Kathy Coull, tutor and owner of Fair Isle Textile Workshop I have just finished several weeks of running guest accommodation on Fair Isle without a break but it did include one textile guest who I photographed doing some sheepskin Christmas decorations. They also drafted a woven floor rug design. Textile guest, Katherine Montgomery also made a basket for my windowsill … which was a nice Christmas present for me!

Rachel Hunter
I am a member of the local Guild of Spinners, Weavers, Knitters and Dyers and I am currently designing a pattern for the Guild’s next Fair Isle pattern book that will be released at some point next year.  This is the first time that I’ve actually written down a pattern from scratch so I’ve being doing a lot of research and swatching over the past couple of months.  I’ve had great fun immersing myself in my library of knitting and Fair Isle pattern books and as I am designing a garment I have found Kate Atherley’s book ‘Beginners Guild to Writing Knitting Patterns’, as well as the  Craft and Yarn Council’s guidelines for sizing for standard body measurements, invaluable.  These standards can be downloaded from https://www.craftyarncouncil.com if you are new to designing garments.  I am not going to say too much about my design at the moment, except that I am using yarn from Jamieson’s of Shetland ‘Heather’ range – a soft spun Aran weight yarn.

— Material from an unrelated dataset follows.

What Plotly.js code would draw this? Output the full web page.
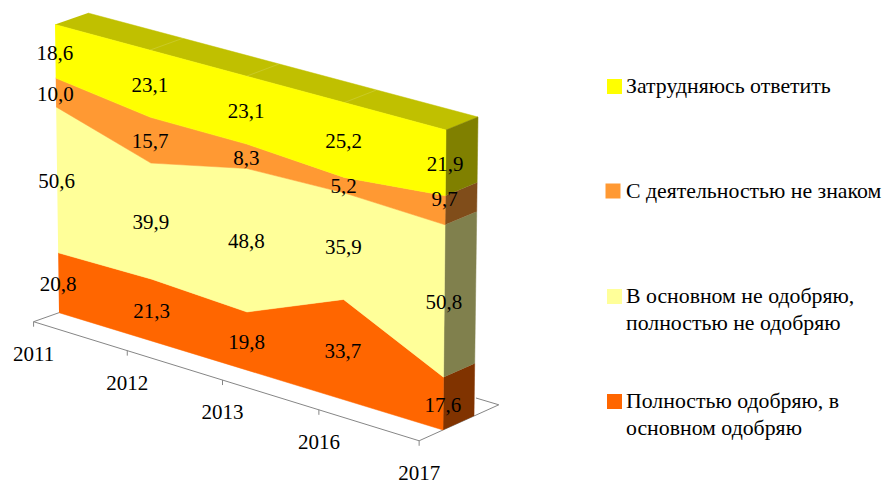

In between designing I am also having to cram in finishing a hat for the office Christmas raffle!  I have decided to knit a hat using the Jamieson and Smith’s Worsted Aran Weight Yarn in black, white and grey and use simple and bold Fair Isle motifs.   This yarn is an extension of their Heritage Yarn range and comes in 13 traditional shades. I will post a photo of it on the next SWW blog!

After finishing these projects I will then be starting to think about what classes I can provide at next year’s Wool Week!  As I have been working with a lot of Aran Weight yarn lately, I have started to think about classes in lace and Fair Isle using this weight of yarn. Watch this space!

Ronnie Eunson of Uradale Farm
I’ll be gathering in the sheep on the hill tops of Uradale. Shetland rams are waiting impatiently to see the yowes coming down to the inbye fields. Days are short at this time of year and beautiful still afternoons are rare. So ‘caain’ in the winter sunshine is an experience worthy of mention.  But where are the sheep!

Pete Glanville of ShetlandOrganics

Shetland Organics were wanting to wish everyone festive greetings. They are looking forward to 2018 and another fantastic Shetland Wool Week.

Elizabeth spinning
Many of you will have seen Kate Davies’s wonderful book ‘Shetland Oo’, which captures the many different kinds of work that oo supports, through a series of essays and evocative photography.

All the photos were taken by Kate’s husband Tom Barr, and back in November one of Tom’s images, ‘Elizabeth Spinning’, was shortlisted in the 8th annual EEF manufacturing photography competition. The image is a wonderful capture of talented hand spinner, Elizabeth Johnston of Shetland Handpun who is based in Scousburgh, Shetland.

We love the image and are delighted that it is getting a chance to be seen by a wider public as it is on display at the House of Commons in London.

Whatever you’re up to this festive period, we wish you the happiest of happy times and a wonderful New Year.